>> begin INFORMATION PROVIDED
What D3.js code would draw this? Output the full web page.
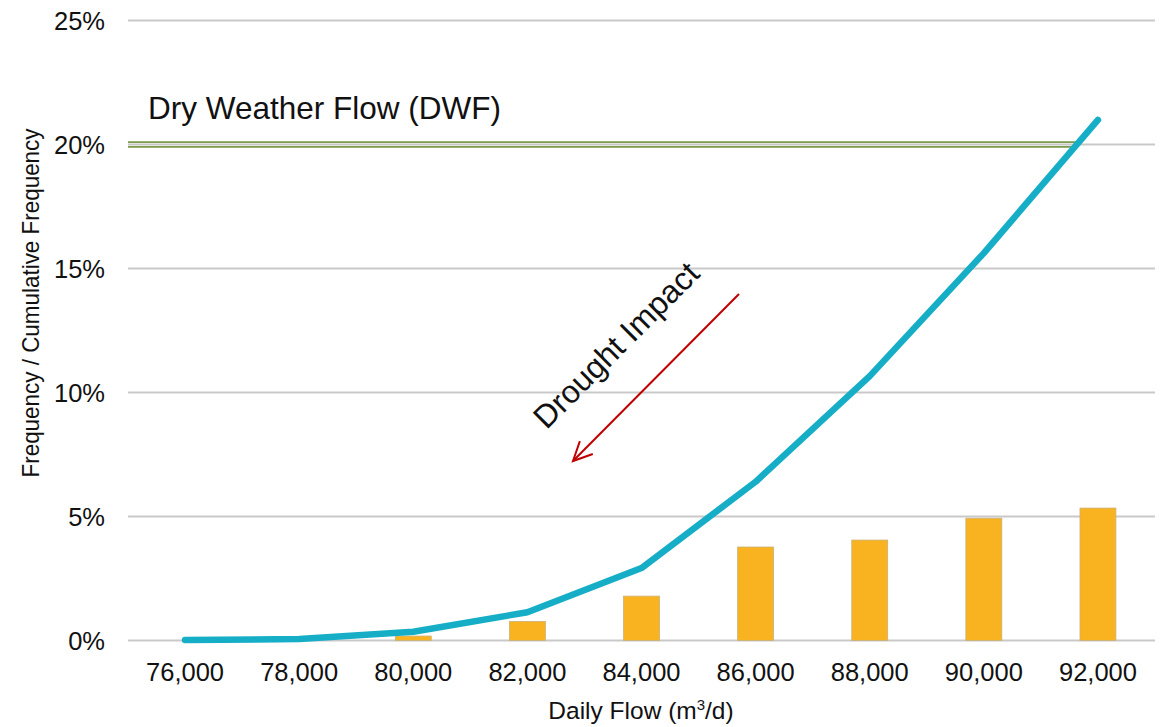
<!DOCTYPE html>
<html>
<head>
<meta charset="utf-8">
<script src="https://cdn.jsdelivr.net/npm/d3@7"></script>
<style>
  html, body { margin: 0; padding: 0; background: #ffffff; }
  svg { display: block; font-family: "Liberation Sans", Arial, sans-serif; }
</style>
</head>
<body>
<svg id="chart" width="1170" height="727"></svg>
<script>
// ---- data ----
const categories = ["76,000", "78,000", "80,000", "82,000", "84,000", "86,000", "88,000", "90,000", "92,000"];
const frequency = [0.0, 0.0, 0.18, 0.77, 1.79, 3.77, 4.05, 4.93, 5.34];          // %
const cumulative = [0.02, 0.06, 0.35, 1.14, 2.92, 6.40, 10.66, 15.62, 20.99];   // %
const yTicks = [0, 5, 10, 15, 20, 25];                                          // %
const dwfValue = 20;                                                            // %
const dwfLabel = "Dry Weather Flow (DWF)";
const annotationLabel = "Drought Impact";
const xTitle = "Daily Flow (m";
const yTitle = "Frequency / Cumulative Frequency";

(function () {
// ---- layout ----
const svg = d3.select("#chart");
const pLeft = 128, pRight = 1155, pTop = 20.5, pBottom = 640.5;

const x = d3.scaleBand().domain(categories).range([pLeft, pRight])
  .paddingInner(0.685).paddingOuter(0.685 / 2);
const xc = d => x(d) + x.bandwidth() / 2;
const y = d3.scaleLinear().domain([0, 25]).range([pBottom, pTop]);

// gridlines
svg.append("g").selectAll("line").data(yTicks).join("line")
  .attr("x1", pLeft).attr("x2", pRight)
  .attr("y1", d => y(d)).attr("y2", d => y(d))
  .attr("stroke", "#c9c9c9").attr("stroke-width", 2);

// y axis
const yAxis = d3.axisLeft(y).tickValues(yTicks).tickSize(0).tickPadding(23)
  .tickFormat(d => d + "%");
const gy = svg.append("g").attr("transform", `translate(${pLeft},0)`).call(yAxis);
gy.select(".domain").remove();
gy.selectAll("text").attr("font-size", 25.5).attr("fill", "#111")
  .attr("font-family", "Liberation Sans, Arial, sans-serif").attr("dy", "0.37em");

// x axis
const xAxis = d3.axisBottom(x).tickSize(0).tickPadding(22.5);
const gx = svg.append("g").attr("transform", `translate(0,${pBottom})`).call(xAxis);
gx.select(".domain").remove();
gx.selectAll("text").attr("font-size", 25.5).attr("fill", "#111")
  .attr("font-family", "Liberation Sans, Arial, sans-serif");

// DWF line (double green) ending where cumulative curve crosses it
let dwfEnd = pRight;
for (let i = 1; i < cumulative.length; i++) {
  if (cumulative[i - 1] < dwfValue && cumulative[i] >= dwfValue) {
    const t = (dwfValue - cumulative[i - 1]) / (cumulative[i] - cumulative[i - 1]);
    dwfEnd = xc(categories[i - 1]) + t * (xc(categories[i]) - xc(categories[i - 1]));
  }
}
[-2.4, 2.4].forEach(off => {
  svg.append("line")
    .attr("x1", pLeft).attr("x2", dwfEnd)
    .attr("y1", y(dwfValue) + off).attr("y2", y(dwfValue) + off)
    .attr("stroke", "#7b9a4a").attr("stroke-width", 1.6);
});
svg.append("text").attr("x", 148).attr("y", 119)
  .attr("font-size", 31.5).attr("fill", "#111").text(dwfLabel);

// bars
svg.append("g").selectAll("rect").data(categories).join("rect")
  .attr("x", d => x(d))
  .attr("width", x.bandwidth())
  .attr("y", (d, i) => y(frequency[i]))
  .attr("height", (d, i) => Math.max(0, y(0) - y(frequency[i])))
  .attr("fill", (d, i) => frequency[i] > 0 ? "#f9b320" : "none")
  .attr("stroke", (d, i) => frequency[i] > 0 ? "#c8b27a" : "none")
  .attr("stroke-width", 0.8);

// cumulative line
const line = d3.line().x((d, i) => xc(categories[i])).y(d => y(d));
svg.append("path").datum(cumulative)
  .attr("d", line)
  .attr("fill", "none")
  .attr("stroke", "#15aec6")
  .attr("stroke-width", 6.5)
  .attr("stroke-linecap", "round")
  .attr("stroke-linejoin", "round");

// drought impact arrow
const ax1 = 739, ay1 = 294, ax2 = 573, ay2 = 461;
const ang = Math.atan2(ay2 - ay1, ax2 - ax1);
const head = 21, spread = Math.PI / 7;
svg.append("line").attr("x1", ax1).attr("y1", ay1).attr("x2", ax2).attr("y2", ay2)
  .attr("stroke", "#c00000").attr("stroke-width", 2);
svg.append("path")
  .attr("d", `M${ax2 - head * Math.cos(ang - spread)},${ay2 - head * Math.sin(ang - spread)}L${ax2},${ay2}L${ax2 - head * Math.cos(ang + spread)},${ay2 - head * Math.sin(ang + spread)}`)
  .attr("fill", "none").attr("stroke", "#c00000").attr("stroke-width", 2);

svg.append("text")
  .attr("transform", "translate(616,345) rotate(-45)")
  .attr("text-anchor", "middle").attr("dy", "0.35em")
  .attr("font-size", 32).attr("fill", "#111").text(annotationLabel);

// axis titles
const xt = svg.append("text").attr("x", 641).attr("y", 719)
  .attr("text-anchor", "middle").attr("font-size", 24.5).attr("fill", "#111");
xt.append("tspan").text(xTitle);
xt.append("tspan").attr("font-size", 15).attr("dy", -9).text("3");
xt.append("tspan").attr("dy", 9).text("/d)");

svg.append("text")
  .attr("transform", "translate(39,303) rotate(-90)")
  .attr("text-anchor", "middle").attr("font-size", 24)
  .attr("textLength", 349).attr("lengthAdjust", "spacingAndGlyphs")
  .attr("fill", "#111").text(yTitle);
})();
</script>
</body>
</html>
>> end INFORMATION PROVIDED
* [WHAT YOU ARE ASKED TO DO]: Write out again exactly the lines from the start of the data above through the line containing "d3.scaleLinear().domain([0, 25]).range([pBottom, pTop]);", inclusive, excluding any pictures.

* [ANSWER]:
What D3.js code would draw this? Output the full web page.
<!DOCTYPE html>
<html>
<head>
<meta charset="utf-8">
<script src="https://cdn.jsdelivr.net/npm/d3@7"></script>
<style>
  html, body { margin: 0; padding: 0; background: #ffffff; }
  svg { display: block; font-family: "Liberation Sans", Arial, sans-serif; }
</style>
</head>
<body>
<svg id="chart" width="1170" height="727"></svg>
<script>
// ---- data ----
const categories = ["76,000", "78,000", "80,000", "82,000", "84,000", "86,000", "88,000", "90,000", "92,000"];
const frequency = [0.0, 0.0, 0.18, 0.77, 1.79, 3.77, 4.05, 4.93, 5.34];          // %
const cumulative = [0.02, 0.06, 0.35, 1.14, 2.92, 6.40, 10.66, 15.62, 20.99];   // %
const yTicks = [0, 5, 10, 15, 20, 25];                                          // %
const dwfValue = 20;                                                            // %
const dwfLabel = "Dry Weather Flow (DWF)";
const annotationLabel = "Drought Impact";
const xTitle = "Daily Flow (m";
const yTitle = "Frequency / Cumulative Frequency";

(function () {
// ---- layout ----
const svg = d3.select("#chart");
const pLeft = 128, pRight = 1155, pTop = 20.5, pBottom = 640.5;

const x = d3.scaleBand().domain(categories).range([pLeft, pRight])
  .paddingInner(0.685).paddingOuter(0.685 / 2);
const xc = d => x(d) + x.bandwidth() / 2;
const y = d3.scaleLinear().domain([0, 25]).range([pBottom, pTop]);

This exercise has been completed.